|FRONTIER Newsletter No.11 July.2000|
|The Effect of Cloud Condensation Nuclei on the Optical Properties of Clouds|
|NaomiKuba(Hydrological Cycle Research Program)|
|The influence of aerosol particles on the atmospheric radiative budget is a key issue in predicting and understanding the mechanism of global climate change. This is especially so for the effect of cloud condensation nuclei (CCN) on the optical properties of clouds (the indirect effect). In addition, the resultant size distribution of cloud droplets is a very important factor that affects the precipitation efficiency of clouds, and the chemical composition (or acidity) of rain. We have developed a cloud-microphysical model which can estimate the formation of droplets on CCN, condensation and coalescence growth of droplets. Special attention is paid to the avoidance of numerical diffusion. We study the sensitivity of the size distribution of cloud droplets to the size distribution and constituents of CCN and the ascending velocity of air-current.
Figure 1 shows the relationship between the optical thickness and liquid water path (LWP) of a cloud. Our results are plotted as circles for 4 kinds of LWP. The solid line is the approximate relationship derived by Stephens (1978) with assumption that microphysical properties of a cloud are roughly decided by LWP. This figure shows that the optical properties can be changed due to the difference in CCN or in ascending velocity of air-current even if the LWP of the cloud is fixed. The relationship between the optical properties and the number concentration of cloud droplets near the cloud base in 78 cases of 200m cloud depth (LWP is 44 g / m2) is shown in Fig.2. This shows that the optical properties of clouds mostly depend on the number concentration of cloud droplets if LWP is fixed.
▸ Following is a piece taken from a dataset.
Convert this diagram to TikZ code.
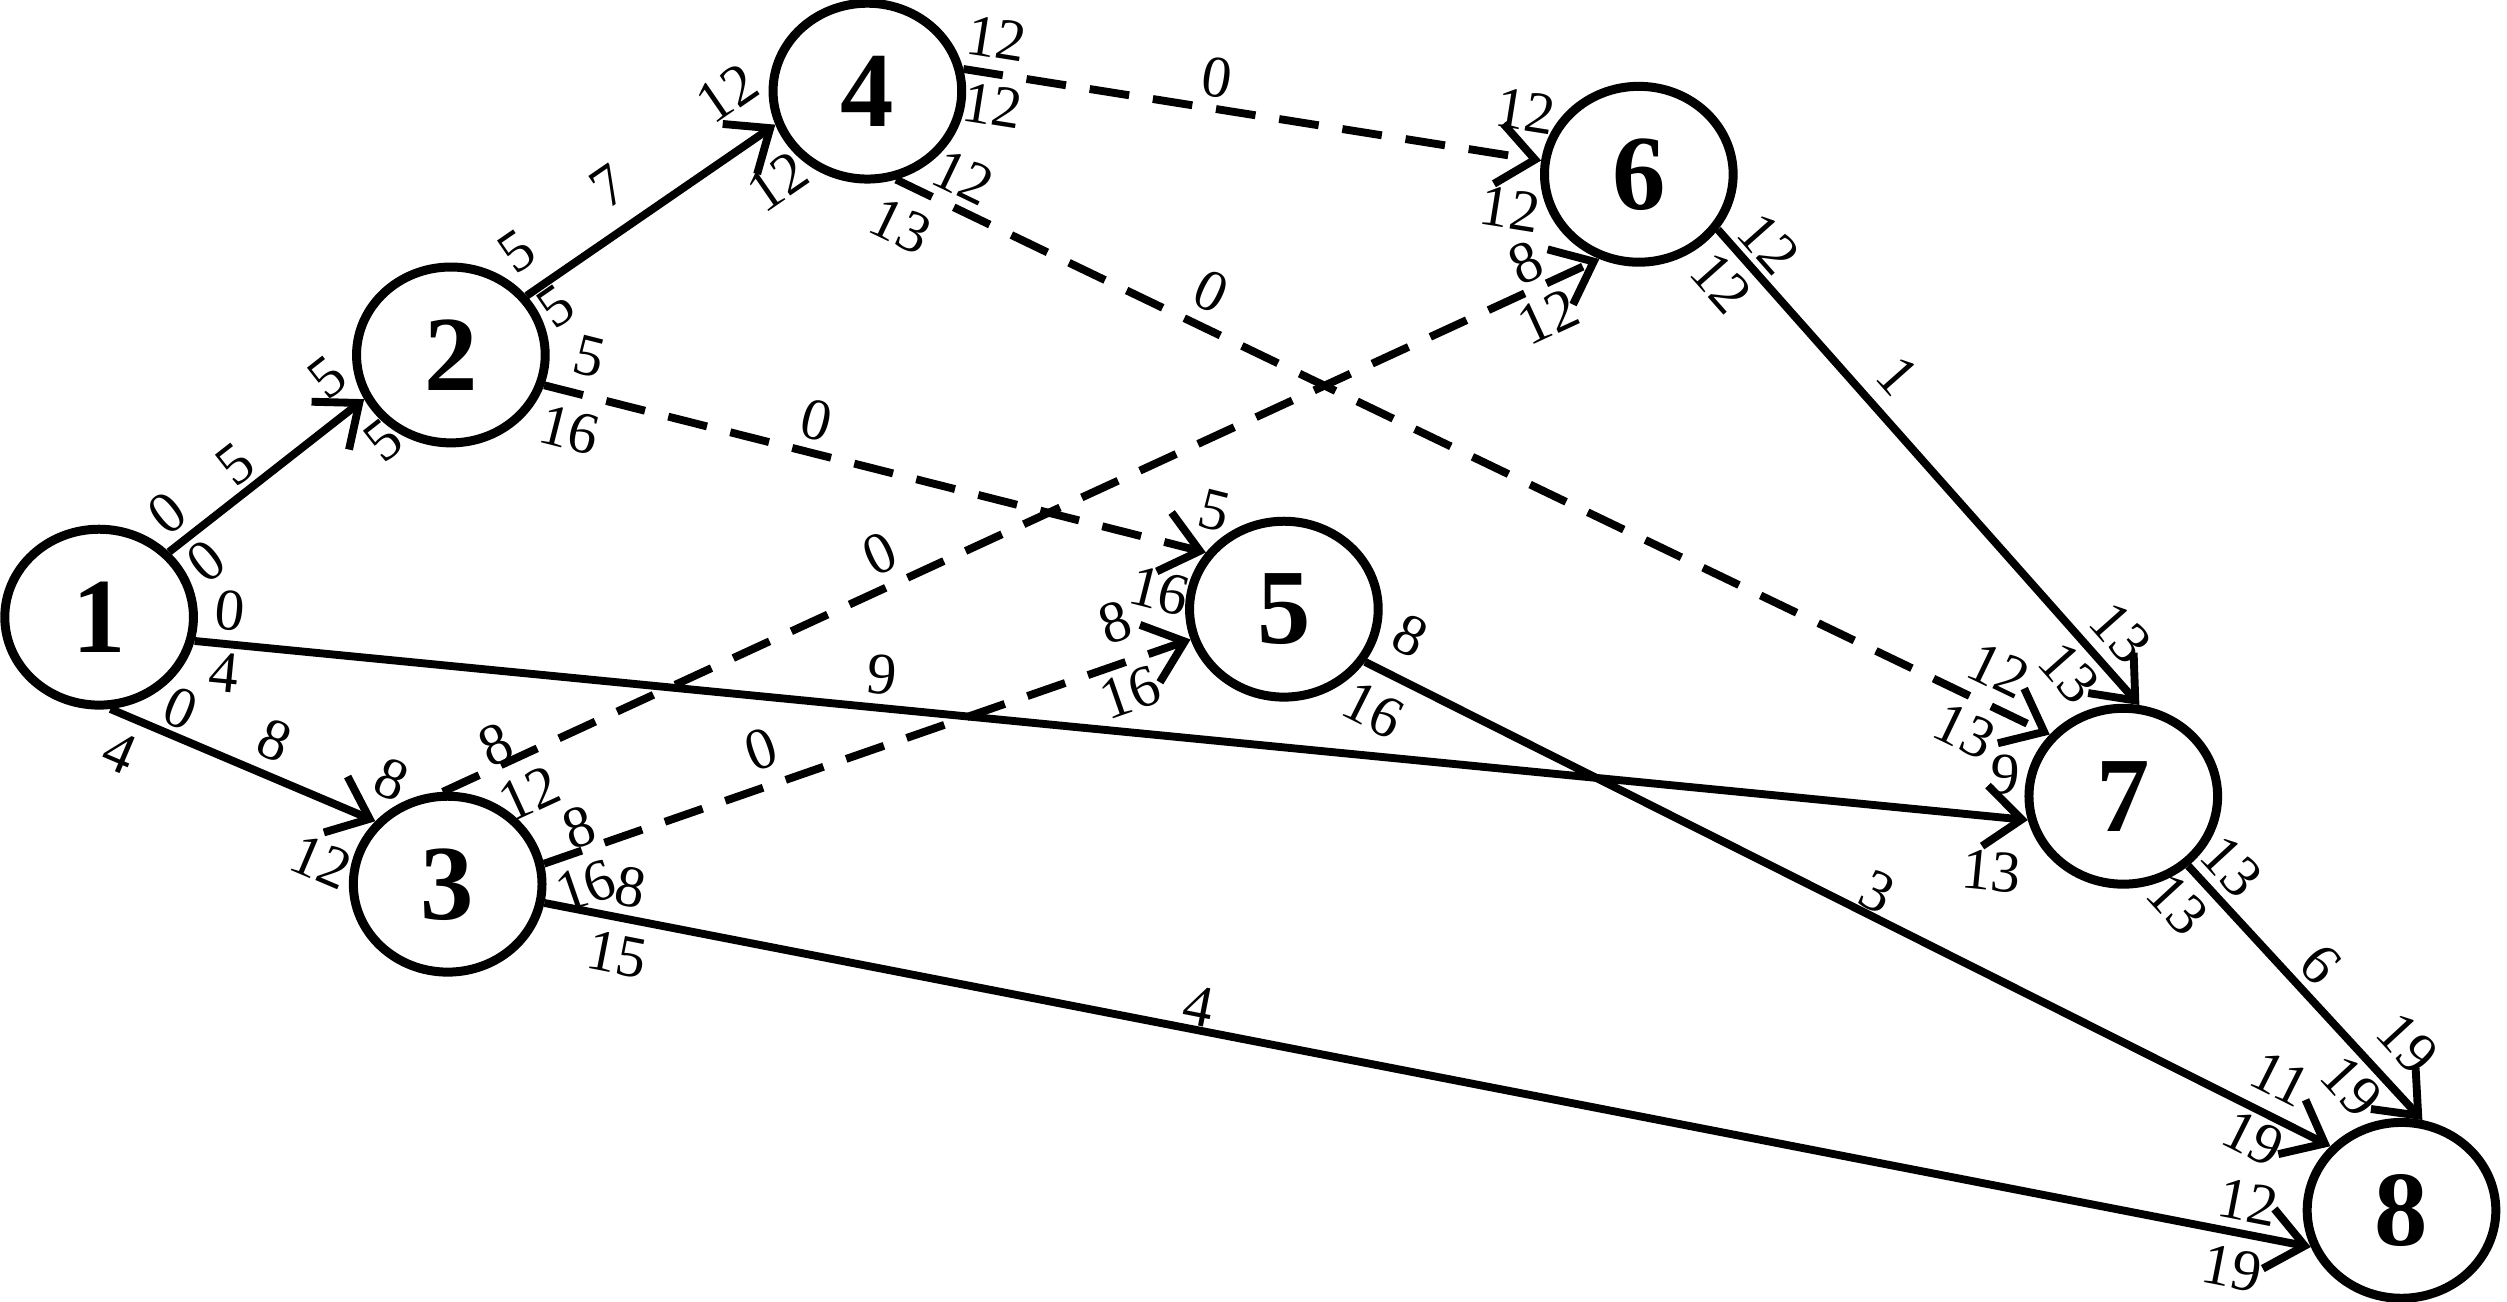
\documentclass[tikz,border=0pt]{standalone}
\usepackage{fontspec}
\setmainfont{Liberation Serif}
\usetikzlibrary{arrows.meta,decorations.markings,shapes.geometric}
\tikzset{
  ev/.style={ellipse, draw, line width=1.6pt, minimum width=1.18cm, minimum height=1.1cm, inner sep=0pt, font=\fontsize{19}{21}\selectfont\bfseries},
  act/.style={line width=1.4pt, -{Straight Barb[length=2.3mm,width=3.8mm,line width=1.4pt]}},
  dum/.style={act, dash pattern=on 2.5mm off 1.5mm},
  lab/.style={font=\fontsize{10.5}{12}\selectfont, inner sep=0pt, transform shape},
}
\pgfkeys{/pgf/decoration/lb/.style n args={3}{mark=at position #1 with {\node[lab] at (0,#2) {#3};}}}
\newcommand{\actedge}[4]{%
  \draw[#1, postaction={decorate}, decoration={markings, #4}] #2 -- #3;}
\begin{document}
\begin{tikzpicture}
\useasboundingbox (0,0) rectangle (15.68,-8.14);
\node[ev] (n1) at (0.62,-3.86) {1};
\node[ev] (n2) at (2.82,-2.22) {2};
\node[ev] (n3) at (2.80,-5.53) {3};
\node[ev] (n4) at (5.425,-0.57) {4};
\node[ev] (n5) at (8.03,-3.81) {5};
\node[ev] (n6) at (10.25,-1.09) {6};
\node[ev] (n7) at (13.28,-4.98) {7};
\node[ev] (n8) at (15.02,-7.57) {8};
% 1 -> 2
\actedge{act}{(n1.43.6)}{(n2.207.4)}{lb={0.138cm}{0.196}{0}, lb={0.145cm}{-0.188}{0}, lb={0.43}{0.175}{5}, lb={-0.097cm}{0.25}{5}, lb={-0.064cm}{-0.279}{5}}
% 1 -> 3
\actedge{act}{(n1.-83.5)}{(n3.139.8)}{lb={0.157cm}{-0.225}{4}, lb={0.405cm}{0.173}{0}, lb={0.57}{0.22}{8}, lb={-0.213cm}{-0.364}{12}, lb={-0.01cm}{0.28}{8}}
% 1 -> 7
\actedge{act}{(n1.-14)}{(n7.194.8)}{lb={0.2cm}{0.21}{0}, lb={0.2cm}{-0.18}{4}, lb={0.373}{0.21}{9}, lb={-0.193cm}{-0.34}{13}, lb={-0.17cm}{0.265}{9}}
% 2 -> 4
\actedge{act}{(n2.38)}{(n4.200.4)}{lb={0.108cm}{0.265}{5}, lb={0.11cm}{-0.159}{5}, lb={0.43}{0.275}{7}, lb={-0.188cm}{-0.302}{12}, lb={-0.135cm}{0.334}{12}}
% 2 -> 5
\actedge{dum}{(n2.-18.4)}{(n5.144.6)}{lb={0.223cm}{-0.233}{16}, lb={0.228cm}{0.243}{5}, lb={0.40}{0.205}{0}, lb={-0.223cm}{-0.303}{16}, lb={-0.01cm}{0.268}{5}}
% 3 -> 6
\actedge{dum}{(n3.93)}{(n6.245.6)}{lb={0.427cm}{0.128}{8}, lb={0.486cm}{-0.235}{12}, lb={0.39}{0.208}{0}, lb={-0.44cm}{-0.193}{12}, lb={-0.426cm}{0.174}{8}}
% 3 -> 5
\actedge{dum}{(n3.12.3)}{(n5.198.4)}{lb={0.2cm}{-0.217}{16}, lb={0.283cm}{0.145}{8}, lb={0.355}{0.23}{0}, lb={-0.467cm}{-0.188}{16}, lb={-0.408cm}{0.258}{8}}
% 3 -> 8
\actedge{act}{(n3.-11.8)}{(n8.202.5)}{lb={0.507cm}{-0.228}{15}, lb={0.51cm}{0.2}{8}, lb={0.368}{0.15}{4}, lb={-0.456cm}{-0.226}{19}, lb={-0.436cm}{0.2}{12}}
% 4 -> 6
\actedge{dum}{(n4.13.3)}{(n6.172.6)}{lb={0.176cm}{0.222}{12}, lb={0.215cm}{-0.198}{12}, lb={0.43}{0.197}{0}, lb={-0.145cm}{0.29}{12}, lb={-0.144cm}{-0.328}{12}}
% 4 -> 7
\actedge{dum}{(n4.-72)}{(n7.140.3)}{lb={0.152cm}{-0.249}{13}, lb={0.372cm}{0.195}{12}, lb={0.26}{0.225}{0}, lb={-0.487cm}{-0.211}{13}, lb={-0.462cm}{0.223}{12}}
% 5 -> 8
\actedge{act}{(n5.-33.7)}{(n8.138.5)}{lb={0.18cm}{-0.246}{16}, lb={0.183cm}{0.271}{8}, lb={0.52}{0.15}{3}, lb={-0.466cm}{0.236}{11}, lb={-0.451cm}{-0.171}{19}}
% 6 -> 7
\actedge{act}{(n6.-35.5)}{(n7.80.4)}{lb={0.26cm}{-0.203}{12}, lb={0.279cm}{0.18}{12}, lb={0.36}{0.237}{1}, lb={-0.438cm}{-0.194}{13}, lb={-0.413cm}{0.212}{13}}
% 7 -> 8
\actedge{act}{(n7.-47)}{(n8.77)}{lb={0.133cm}{-0.21}{13}, lb={0.186cm}{0.196}{13}, lb={0.47}{0.193}{6}, lb={-0.452cm}{-0.182}{19}, lb={-0.415cm}{0.258}{19}}
\end{tikzpicture}
\end{document}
Figure 3 shows the relationship between the number concentration of cloud droplets near the cloud base, and that of the CCN. We calculated the number concentration of cloud droplets, by changing the number concentration of all sizes of CCN, while keeping the overall shape of the size distribution unchanged (see Fig. 3a). In contrast to the results of Twomey (1959), the number concentration of cloud droplets was found to approach a unique value that depended on the updraft velocity. Fig. 3b indicates the effect of aerosol pollutants: here, the number concentration of cloud droplets was calculated by adding only Aitken-sized (less than 0.1micro meter) particles to the maritime CCN. In contrast to the results shown in Fig. 3a, the number concentration of cloud droplets monotonically increases with an increase in the CCN concentration. This result means that there is a marked effect of aerosol pollutants on the optical properties of clouds in the maritime air mass, especially when the updraft velocity is large. This result supports the idea that the indirect radiative effect of aerosol pollutants is negative. However, it also suggests that the cooling effect is not large when the number concentration of background CCN is sufficiently abundant.